The Grado SR60e cable is another design that these are intended for at-home use. It’s chunky and too long to be used to comfortably plug into a phone without leaving some of it dangling around your knees. Owners of previous SR60 headphones have complained about cable quality, but it certainly seems a cut above the usual super-thin portable type, even if the length before the Y-splitter is quite prone to kinks.
By now you’re probably getting the idea – Grado doesn’t spend a lot of its budget on flashy extras. And there’s zero chance of seeing a Grado SR60e advert on a bus next to an ad for the latest bit of dross to be released at the cinema. This continues in the packaging. The £79 version we received (£99 version includes a case) comes in a thin cardboard box with some inner foam and what is basically an A4 newsletter from the Grado family. Grado has been around for decades, but it’s no Sennheiser-like leviathan.
So, we have a pair of not-that-practical headphones that look pretty weird – much like the Grado SR60i headphones that this pair succeeds. But what’s new?
Grado says it has improved the cable design, with a consistent connection from the jack right to the driver, and the driver has been redesigned. One of the main issues with previous SR60 generations is that they’re not particularly great at dealing with high volumes, where distortion is introduced – not necessarily crackly-ness, just the kind that makes sound somewhat ugly or harsh.
Regardless of whether they’re much of an improvement or not, the Grado SR60e sound superb, quite probably the best you can get at the price short of striking out lucky bidding for some 1970s electrostatic headphones from eBay.
The sound is far more open, with much clearer imaging than you get with most £200 closed-back on-ear headphones, let alone £80 ones. There are benefits to having an open design that mitigate all those inconvenient bits.
Part of the reason why the Grado Sr60e can provide this kind of clarity is because there’s no warm and mushy mid-range or bass bloat that often acts as a sort of sonic chocolate sauce slathered over everything in cheaper headphones. Bass is taut and fairly deep, providing a good punch for an open headphone, if not quite the sub-bass fun of something like the Sennheiser Momentum – again, much more expensive headphones.
While some of the Grado SR60e’s best characteristics are partly there as a result of the open design, the presentation here is actually a little unusual for a pair of this type. Where Sennheiser’s open headphones try to emphasise their airiness with a mid-range that’s not terribly forward, leading to a sound that’s very open but a little diffuse (and some might argue not exciting), the Grados are forward and almost aggressive. Vocals seems to be right on your ears, rather than stepped back as part of a more relaxed, somewhat-distant soundstage.

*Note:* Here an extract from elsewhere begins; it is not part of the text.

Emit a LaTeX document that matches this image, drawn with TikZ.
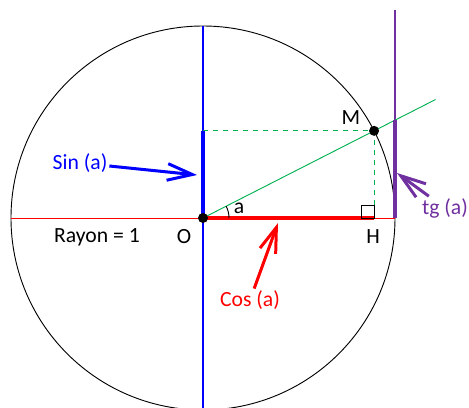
\documentclass[tikz,border=0pt]{standalone}
\usepackage{fontspec}
\setmainfont{Carlito}
\usetikzlibrary{arrows.meta, positioning, calc}
\definecolor{sinblue}{RGB}{0,0,255}
\definecolor{cosred}{RGB}{255,0,0}
\definecolor{tgpurple}{RGB}{112,48,160}
\definecolor{raygreen}{RGB}{0,176,80}

\begin{document}
\begin{tikzpicture}[
  x=0.6pt, y=0.6pt,
  thinln/.style = {line width=0.55pt},
  axisln/.style = {line width=0.7pt},
  seg/.style    = {line width=2.6pt},
  lbl/.style    = {font=\fontsize{13}{15}\selectfont, inner sep=1pt},
  arr/.style    = {-{Straight Barb[length=15pt,width=10pt]}, line width=1.8pt},
  dot/.style    = {circle, fill=black, inner sep=0pt, minimum size=6pt},
]
\def\R{192}
\def\ang{27}

%% frame of the picture
\clip (-203,-189) rectangle (266,218);

%% points
\coordinate (O) at (0,0);
\coordinate (M) at (\ang:\R);
\coordinate (H) at (M |- O);
\coordinate (S) at (O |- M);
\coordinate (T) at (\R,{\R*tan(\ang)});
\coordinate (E) at (\R,0);

%% circle and axes
\draw[thinln] (O) circle (\R);
\draw[axisln, sinblue] (0,\R) -- (0,-\R);
\draw[thinln, cosred] (-\R,0) -- (E);
\draw[axisln, tgpurple] (E) -- (\R,208);
\draw[thinln, raygreen] (O) -- (\ang:261);
\draw[thinln, raygreen, dashed] (S) -- (M) -- (H);

%% sin, cos, tg
\draw[seg, sinblue] (O) -- (S);
\draw[seg, cosred] (O) -- (H);
\draw[seg, tgpurple] (E) -- (T);

%% right angle and angle a
\draw[thinln] ($(H)+(-13,0)$) rectangle ($(H)+(0,13)$);
\draw[thinln] (26,0) arc (0:\ang:26);

\node[dot] (odot) at (O) {};
\node[dot] (mdot) at (M) {};

%% labels
\node[lbl] (mlbl) at (148,100) {M};
\node[lbl] (olbl) at (-19,-19) {O};
\node[lbl] (hlbl) at (170,-19) {H};
\node[lbl] (rlbl) at (-106,-19) {Rayon = 1};
\node[lbl] (albl) at (36,10) {a};
\node[lbl, text=sinblue]  (sinlbl) at (-123,55) {Sin (a)};
\node[lbl, text=cosred]   (coslbl) at (47,-82)  {Cos (a)};
\node[lbl, text=tgpurple] (tglbl)  at (242,10)  {tg (a)};

%% arrows
\coordinate (sintip) at (-6,43);
\coordinate (costip) at (75,-5);
\coordinate (tgtip)  at (194,45);
\draw[arr, sinblue]  (sinlbl) -- (sintip);
\draw[arr, cosred]   (coslbl) -- (costip);
\draw[arr, tgpurple] (tglbl)  -- (tgtip);

\end{tikzpicture}
\end{document}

Whether you’ll like this brand of forwardness is a pure preference thing, but it is one of Grado’s signature moves.
So what about the harshness issue complained about in the Grado SR60 and SR60i? Is it gone? Not entirely. After a first listen we decided to run the SR60e in for a couple of days as there was clear mid-range harshness. We’re not big believers in ‘burning in’ suddenly radically changing the character of a headphone, but it can alter dynamic drivers somewhat.
With a few dozen hours on the clock, the Grado SR60e are a fair bit easier on the ears. However there is some of that spiky stubbornness of the design audible in the sound too. They may be smoother than the SR60i, but especially at higher volumes the otherwise-impressive and highly detailed mid-range can become quite abrasive. This can be improved by using a warm-sounding headphone amp, even a cheap one.
While the Grado GR60e are great for rocking out with thanks to their detailed, forward mid-range, it’s rocking out to be done at relatively low volumes to avoid ear discomfort. It’s the sound of Grado really straining against the limits of what can be done with a £70-80 headphone. For a more nuanced mid-range, consider looking at Grado’s more expensive headphones.
The Grado SR60e are the perfect headphones to pick up to find out if you’re susceptible to the audio bug or not. You get a serious sound signature for around half the price of entry-level style headphones like the Samsung Level On Ear and Beats Solo 2.
While the less ear-coddling sound of the Grado SR60e isn’t for everyone, it is categorically superior from a technical perspective. It’s serious sound, at a fairly trivial price.
Where you pay is practicality. The Grado SR60e are useless for the outdoors unless you live in the middle of nowhere thanks to severe sound leakage.
The Grado SR60e are some of the best sounding sub-£150 headphones, making their £79 price all the more remarkable. It’s just a shame they are no use as a portable pair.